-- Start --

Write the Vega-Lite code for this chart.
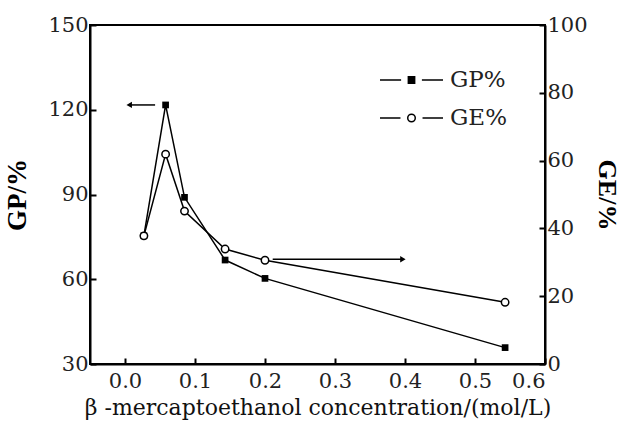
{
  "$schema": "https://vega.github.io/schema/vega-lite/v6.json",
  "width": 455,
  "height": 339,
  "autosize": {"type": "none"},
  "padding": {"left": 90, "top": 25, "right": 77, "bottom": 62},
  "background": "white",
  "config": {
    "view": {"stroke": "black", "strokeWidth": 2},
    "axis": {
      "grid": false,
      "domainColor": "black",
      "domainWidth": 2,
      "tickColor": "black",
      "tickWidth": 2,
      "tickSize": -6
    }
  },
  "datasets": {
    "gp": [
      {"x": 0.027, "v": 75.4},
      {"x": 0.058, "v": 121.7},
      {"x": 0.085, "v": 89.0},
      {"x": 0.143, "v": 66.8},
      {"x": 0.2, "v": 60.3},
      {"x": 0.543, "v": 35.8}
    ],
    "ge": [
      {"x": 0.027, "v": 37.8},
      {"x": 0.058, "v": 61.9},
      {"x": 0.085, "v": 45.1},
      {"x": 0.143, "v": 33.9},
      {"x": 0.2, "v": 30.6},
      {"x": 0.543, "v": 18.2}
    ],
    "arrowGP": [{"x": 0.043, "x2": 0.006, "v": 121.7}],
    "headGP": [{"x": 0.006, "v": 121.7}],
    "arrowGE": [{"x": 0.211, "x2": 0.396, "v": 30.9}],
    "headGE": [{"x": 0.397, "v": 30.9}],
    "leg": [{"x": -1, "s": "GP%"}, {"x": -1, "s": "GE%"}]
  },
  "encoding": {
    "x": {
      "field": "x",
      "type": "quantitative",
      "scale": {"domain": [-0.05, 0.6]},
      "axis": {
        "values": [0, 0.1, 0.2, 0.3, 0.4, 0.5, 0.6],
        "format": ".1f",
        "labelPadding": 12,
        "labelFont": "DejaVu Serif",
        "labelFontSize": 21,
        "labelColor": "#222",
        "title": "β -mercaptoethanol concentration/(mol/L)",
        "titleFont": "DejaVu Serif",
        "titleFontSize": 22,
        "titleFontWeight": "normal",
        "titleColor": "#111",
        "titlePadding": 6
      }
    }
  },
  "layer": [
    {
      "data": {"name": "gp"},
      "encoding": {
        "y": {
          "field": "v",
          "type": "quantitative",
          "scale": {"domain": [30, 150]},
          "axis": {
            "orient": "left",
            "values": [30, 60, 90, 120, 150],
            "labelPadding": 8,
            "labelFont": "DejaVu Serif",
            "labelFontSize": 21,
            "labelColor": "#222",
            "title": "GP/%",
            "titleFont": "Liberation Serif",
            "titleFontSize": 27,
            "titleFontWeight": "bold",
            "titleColor": "black",
            "titlePadding": 16
          }
        }
      },
      "layer": [
        {"mark": {"type": "line", "color": "black", "strokeWidth": 1.5}},
        {"mark": {"type": "point", "shape": "square", "filled": true, "color": "black", "size": 45, "opacity": 1}},
        {
          "data": {"name": "arrowGP"},
          "mark": {"type": "rule", "color": "black", "strokeWidth": 1.5},
          "encoding": {"x2": {"field": "x2"}}
        },
        {
          "data": {"name": "headGP"},
          "mark": {"type": "point", "shape": "triangle-left", "filled": true, "color": "black", "size": 40, "opacity": 1}
        }
      ]
    },
    {
      "data": {"name": "ge"},
      "encoding": {
        "y": {
          "field": "v",
          "type": "quantitative",
          "scale": {"domain": [0, 100]},
          "axis": {
            "orient": "right",
            "values": [0, 20, 40, 60, 80, 100],
            "labelPadding": 8,
            "labelFont": "DejaVu Serif",
            "labelFontSize": 21,
            "labelColor": "#222",
            "title": "GE/%",
            "titleFont": "Liberation Serif",
            "titleFontSize": 26,
            "titleFontWeight": "bold",
            "titleColor": "black",
            "titlePadding": 6
          }
        }
      },
      "layer": [
        {"mark": {"type": "line", "color": "black", "strokeWidth": 1.5}},
        {"mark": {"type": "point", "shape": "circle", "filled": false, "fill": "white", "stroke": "black", "strokeWidth": 1.5, "size": 55, "opacity": 1}},
        {
          "data": {"name": "arrowGE"},
          "mark": {"type": "rule", "color": "black", "strokeWidth": 1.5},
          "encoding": {"x2": {"field": "x2"}}
        },
        {
          "data": {"name": "headGE"},
          "mark": {"type": "point", "shape": "triangle-right", "filled": true, "color": "black", "size": 40, "opacity": 1}
        }
      ]
    },
    {
      "data": {"name": "leg"},
      "mark": {"type": "point", "clip": true, "stroke": "black", "strokeWidth": 1.5, "opacity": 1},
      "encoding": {
        "shape": {
          "field": "s",
          "type": "nominal",
          "scale": {
            "domain": ["GP%", "GE%"],
            "range": [
              "M-1,0L-0.33,0M0.33,0L1,0M-0.1,-0.1L0.1,-0.1L0.1,0.1L-0.1,0.1Z",
              "M-1,0L-0.35,0M0.35,0L1,0M-0.12,0A0.12,0.12,0,1,1,0.12,0A0.12,0.12,0,1,1,-0.12,0Z"
            ]
          },
          "legend": {
            "title": null,
            "orient": "none",
            "legendX": 289,
            "legendY": 36,
            "padding": 0,
            "symbolSize": 3969,
            "clipHeight": 38,
            "rowPadding": 0,
            "labelOffset": 6,
            "labelFont": "DejaVu Serif",
            "labelFontSize": 23,
            "labelColor": "#222",
            "encode": {
              "symbols": {
                "update": {
                  "stroke": {"value": "black"},
                  "strokeWidth": {"value": 1.5},
                  "opacity": {"value": 1}
                }
              }
            }
          }
        },
        "fill": {
          "field": "s",
          "type": "nominal",
          "scale": {"domain": ["GP%", "GE%"], "range": ["black", "white"]},
          "legend": {
            "title": null,
            "orient": "none",
            "legendX": 289,
            "legendY": 36,
            "padding": 0,
            "symbolSize": 3969,
            "clipHeight": 38,
            "rowPadding": 0,
            "labelOffset": 6,
            "labelFont": "DejaVu Serif",
            "labelFontSize": 23,
            "labelColor": "#222",
            "encode": {
              "symbols": {
                "update": {
                  "stroke": {"value": "black"},
                  "strokeWidth": {"value": 1.5},
                  "opacity": {"value": 1}
                }
              }
            }
          }
        }
      }
    }
  ],
  "resolve": {"scale": {"y": "independent"}}
}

-- End --

§ Work to complete: Print each line of the material above exactly, with the pictures removed from your copy.

§ Exercise output:
Write the Vega-Lite code for this chart.
{
  "$schema": "https://vega.github.io/schema/vega-lite/v6.json",
  "width": 455,
  "height": 339,
  "autosize": {"type": "none"},
  "padding": {"left": 90, "top": 25, "right": 77, "bottom": 62},
  "background": "white",
  "config": {
    "view": {"stroke": "black", "strokeWidth": 2},
    "axis": {
      "grid": false,
      "domainColor": "black",
      "domainWidth": 2,
      "tickColor": "black",
      "tickWidth": 2,
      "tickSize": -6
    }
  },
  "datasets": {
    "gp": [
      {"x": 0.027, "v": 75.4},
      {"x": 0.058, "v": 121.7},
      {"x": 0.085, "v": 89.0},
      {"x": 0.143, "v": 66.8},
      {"x": 0.2, "v": 60.3},
      {"x": 0.543, "v": 35.8}
    ],
    "ge": [
      {"x": 0.027, "v": 37.8},
      {"x": 0.058, "v": 61.9},
      {"x": 0.085, "v": 45.1},
      {"x": 0.143, "v": 33.9},
      {"x": 0.2, "v": 30.6},
      {"x": 0.543, "v": 18.2}
    ],
    "arrowGP": [{"x": 0.043, "x2": 0.006, "v": 121.7}],
    "headGP": [{"x": 0.006, "v": 121.7}],
    "arrowGE": [{"x": 0.211, "x2": 0.396, "v": 30.9}],
    "headGE": [{"x": 0.397, "v": 30.9}],
    "leg": [{"x": -1, "s": "GP%"}, {"x": -1, "s": "GE%"}]
  },
  "encoding": {
    "x": {
      "field": "x",
      "type": "quantitative",
      "scale": {"domain": [-0.05, 0.6]},
      "axis": {
        "values": [0, 0.1, 0.2, 0.3, 0.4, 0.5, 0.6],
        "format": ".1f",
        "labelPadding": 12,
        "labelFont": "DejaVu Serif",
        "labelFontSize": 21,
        "labelColor": "#222",
        "title": "β -mercaptoethanol concentration/(mol/L)",
        "titleFont": "DejaVu Serif",
        "titleFontSize": 22,
        "titleFontWeight": "normal",
        "titleColor": "#111",
        "titlePadding": 6
      }
    }
  },
  "layer": [
    {
      "data": {"name": "gp"},
      "encoding": {
        "y": {
          "field": "v",
          "type": "quantitative",
          "scale": {"domain": [30, 150]},
          "axis": {
            "orient": "left",
            "values": [30, 60, 90, 120, 150],
            "labelPadding": 8,
            "labelFont": "DejaVu Serif",
            "labelFontSize": 21,
            "labelColor": "#222",
            "title": "GP/%",
            "titleFont": "Liberation Serif",
            "titleFontSize": 27,
            "titleFontWeight": "bold",
            "titleColor": "black",
            "titlePadding": 16
          }
        }
      },
      "layer": [
        {"mark": {"type": "line", "color": "black", "strokeWidth": 1.5}},
        {"mark": {"type": "point", "shape": "square", "filled": true, "color": "black", "size": 45, "opacity": 1}},
        {
          "data": {"name": "arrowGP"},
          "mark": {"type": "rule", "color": "black", "strokeWidth": 1.5},
          "encoding": {"x2": {"field": "x2"}}
        },
        {
          "data": {"name": "headGP"},
          "mark": {"type": "point", "shape": "triangle-left", "filled": true, "color": "black", "size": 40, "opacity": 1}
        }
      ]
    },
    {
      "data": {"name": "ge"},
      "encoding": {
        "y": {
          "field": "v",
          "type": "quantitative",
          "scale": {"domain": [0, 100]},
          "axis": {
            "orient": "right",
            "values": [0, 20, 40, 60, 80, 100],
            "labelPadding": 8,
            "labelFont": "DejaVu Serif",
            "labelFontSize": 21,
            "labelColor": "#222",
            "title": "GE/%",
            "titleFont": "Liberation Serif",
            "titleFontSize": 26,
            "titleFontWeight": "bold",
            "titleColor": "black",
            "titlePadding": 6
          }
        }
      },
      "layer": [
        {"mark": {"type": "line", "color": "black", "strokeWidth": 1.5}},
        {"mark": {"type": "point", "shape": "circle", "filled": false, "fill": "white", "stroke": "black", "strokeWidth": 1.5, "size": 55, "opacity": 1}},
        {
          "data": {"name": "arrowGE"},
          "mark": {"type": "rule", "color": "black", "strokeWidth": 1.5},
          "encoding": {"x2": {"field": "x2"}}
        },
        {
          "data": {"name": "headGE"},
          "mark": {"type": "point", "shape": "triangle-right", "filled": true, "color": "black", "size": 40, "opacity": 1}
        }
      ]
    },
    {
      "data": {"name": "leg"},
      "mark": {"type": "point", "clip": true, "stroke": "black", "strokeWidth": 1.5, "opacity": 1},
      "encoding": {
        "shape": {
          "field": "s",
          "type": "nominal",
          "scale": {
            "domain": ["GP%", "GE%"],
            "range": [
              "M-1,0L-0.33,0M0.33,0L1,0M-0.1,-0.1L0.1,-0.1L0.1,0.1L-0.1,0.1Z",
              "M-1,0L-0.35,0M0.35,0L1,0M-0.12,0A0.12,0.12,0,1,1,0.12,0A0.12,0.12,0,1,1,-0.12,0Z"
            ]
          },
          "legend": {
            "title": null,
            "orient": "none",
            "legendX": 289,
            "legendY": 36,
            "padding": 0,
            "symbolSize": 3969,
            "clipHeight": 38,
            "rowPadding": 0,
            "labelOffset": 6,
            "labelFont": "DejaVu Serif",
            "labelFontSize": 23,
            "labelColor": "#222",
            "encode": {
              "symbols": {
                "update": {
                  "stroke": {"value": "black"},
                  "strokeWidth": {"value": 1.5},
                  "opacity": {"value": 1}
                }
              }
            }
          }
        },
        "fill": {
          "field": "s",
          "type": "nominal",
          "scale": {"domain": ["GP%", "GE%"], "range": ["black", "white"]},
          "legend": {
            "title": null,
            "orient": "none",
            "legendX": 289,
            "legendY": 36,
            "padding": 0,
            "symbolSize": 3969,
            "clipHeight": 38,
            "rowPadding": 0,
            "labelOffset": 6,
            "labelFont": "DejaVu Serif",
            "labelFontSize": 23,
            "labelColor": "#222",
            "encode": {
              "symbols": {
                "update": {
                  "stroke": {"value": "black"},
                  "strokeWidth": {"value": 1.5},
                  "opacity": {"value": 1}
                }
              }
            }
          }
        }
      }
    }
  ],
  "resolve": {"scale": {"y": "independent"}}
}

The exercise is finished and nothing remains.